Residents are discovering a small publication rolled up in a clear plastic bag. Inside is The Pamphleteer, a tabloid of columns with anonymous bylines and conspiracy theories on voting rights, the ineffectiveness of masks, and fraud in the presidential election.

An April edition is four pages with a banner that reads “You need to know” and indicates that it’s a weekly paper.

In place of names, columns have anonymous bylines, including “A Crabapple Dad,” An Alpharetta Mom of Three” and “A Roswell Doctor.”

“A Sandy Springs Dad” worried about gun rights and background checks wrote questioning if misuse of information could fall into the hands of foreign government officials.

“A Milton Mom of Two” said the votes likely weren’t counted for people who cast their ballot at the city library in the Georgia runoff election.

The publication included no information on who is publishing the paper.
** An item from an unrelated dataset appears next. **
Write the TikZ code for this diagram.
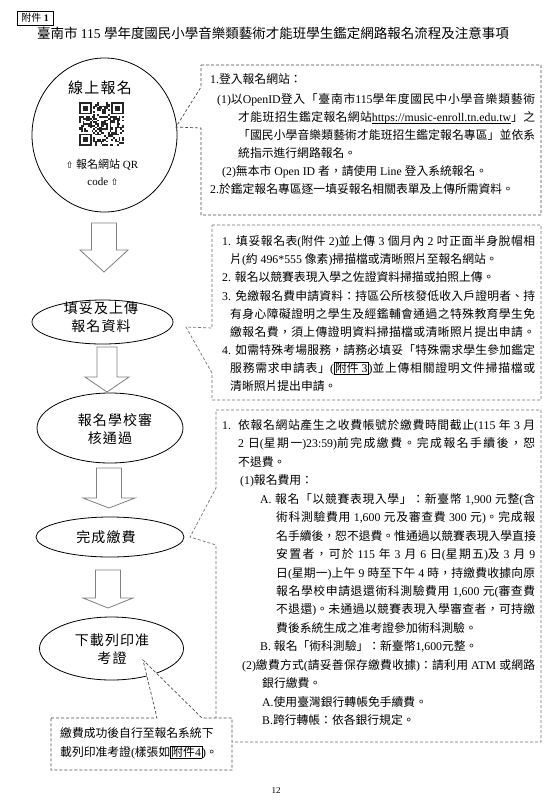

Little information on the publication was found online. The Atlanta Journal-Constitution emailed questions about The Pamphleteer to an email address found on the publication. An emailed response said the paper is in various cities and anonymity supports it stance.

“We don’t seek recognition or gain of any kind, only objectivity and honest transparency in information,” an unidentified person said of the content.

The AJC couldn’t verify if a Twitter account called The Pamphleteer is related to the north Fulton publication. That account holder appears to be based in New York with a Twitter description that reads in part, “Mocking and laughing at lefties are my best weapons.”

Conservative radio talk show host John Fredericks criticized the anonymous person behind the north Fulton Pamphleteer and said he was unaware of the publication before the AJC contacted him.

“I don’t endorse anything where the person can’t put their name to it,” said Fredericks who operates the conservative station WMLB-AM/1690 in Atlanta.

“Why are you putting out third party negative ads?” he said of The Pamphleteer. “Have the guts to put your name on it.”